Nuclear winter: the case for weapons reductions and defense

The nuclear winter scenario - in effect a detailed account of the devastating environmental impact of nuclear conflict - has become the new cause celebre of nuclear freeze advocates and critics of United States defense policies. And yet, nowhere can be found a more compelling case for nuclear arms reductions and strategic defense.

Various nuclear winter studies conclude that the use of even a small fraction of the nuclear weapons that currently exist would result in the most destructive consequences ever conceived by the human mind. In response to these ghastly scenarios, some propose a nuclear freeze on existing US and Soviet nuclear stockpiles.

It is difficult to find logic in a ''solution'' to the nuclear winter nightmare that locks into place current levels of nuclear armament, yet rejects the proposed weapons reduction efforts central to US START and INF arms control proposals.

What the nuclear winter scenario should tell us is that no time should be wasted, no effort spared, in achieving verifiable reductions in the nuclear arsenals of both superpowers. In particular, special attention should be given to reducing the most destabilizing, first-strike types of weapons - especially Soviet heavy ICBMs - which themselves uniquely raise the specter of destruction envisioned by the analysts of nuclear winter.

Even if a nuclear freeze were a desirable objective (something I would dispute), it would require long and arduous negotiations to conclude an agreement. Last year's debate in the House of Representatives regarding the Nuclear Freeze Resolution pointed up some of the difficulties of resolving issues relative to what forces should be frozen and how compliance with the terms of an agreement would be verified.

Disagreement abounded concerning the wisdom of prohibiting any modernization of our land, submarine, or bomber forces. Many freeze advocates recognize the positive contributions of these systems to deterrence and stability. Thus, support is found within the congressional ranks of freeze advocates for the small ICBM (Midgetman), the Trident submarine, and the B-1, or ''stealth,'' strategic bomber programs. Equally divisive was the debate regarding effective means of verification - an issue made all the more important in light of Soviet arms control treaty violations.

If debate could rage so vigorously within the Democratic controlled House, can one imagine the task of resolving these issues, consistent with the security interests of the US and its allies, with tough Soviet negotiators? And having successfully negotiated a freeze, what would we have to show for it but the codification of nuclear force levels that would keep nuclear winter experts awake at night - and should.

The nuclear winter analyses, therefore, actually reinforce the case for negotiations to provide verifiable reductions in the nuclear arsenals of both superpowers. The US START and INF proposals provide a framework for achieving progress in the field of nuclear arms control. Agreement based on the US proposals would provide for substantial reductions in nuclear weapons (as much as one-third the number of ballistic missile warheads in the case of START). The principal roadblock today is the unwillingness of the Soviet Union to return to the bargaining table; it is impossible for the United States to reach an accord without Soviet cooperation or participation.

A second fundamental element of US nuclear policy, namely deterrence, is also reaffirmed by the conclusions of the nuclear winter studies.
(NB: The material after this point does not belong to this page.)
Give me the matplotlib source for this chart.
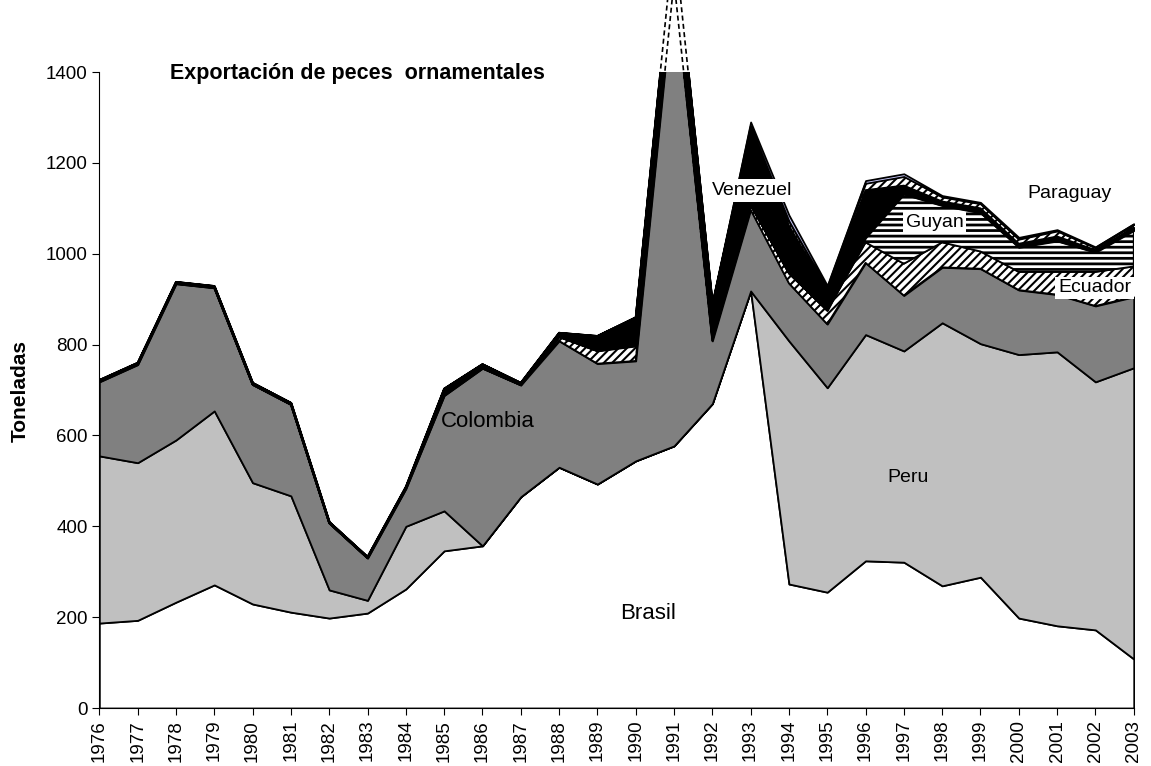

In the words of Michael Quinlan, a British career civil servant, deterrence involves the transmission of a basically simple message.

''It says, 'To whom it may concern: if you attack me, I will resist; I will go on resisting until you stop or until my strength fails; and if it is the latter, my strength will not fail before I have inflicted on you damage so heavy that you will be much worse off at the end than if you had never started, so do not start,' '' (emphasis added.)

Deterrence has been central to US nuclear policy for more than three decades. The requirements of deterrence have, however, been continually reviewed accordingly. President Reagan's strategic defense initiative, designed to review options for defense against nuclear attack, is both a natural outgrowth of this review process and a major conceptual breakthrough in thinking about the challenge of preserving the nuclear peace into the next century. This initiative should be supported enthusiastically by all who take the prospect of nuclear winter seriously.

In the final analysis, therefore, nuclear winter studies clearly demonstrate that US policy rejecting a freeze in favor of negotiated reductions in nuclear weapons, while reviewing defensive options to protect against attack, is a sound basis for security, stability, and sanity in the nuclear age.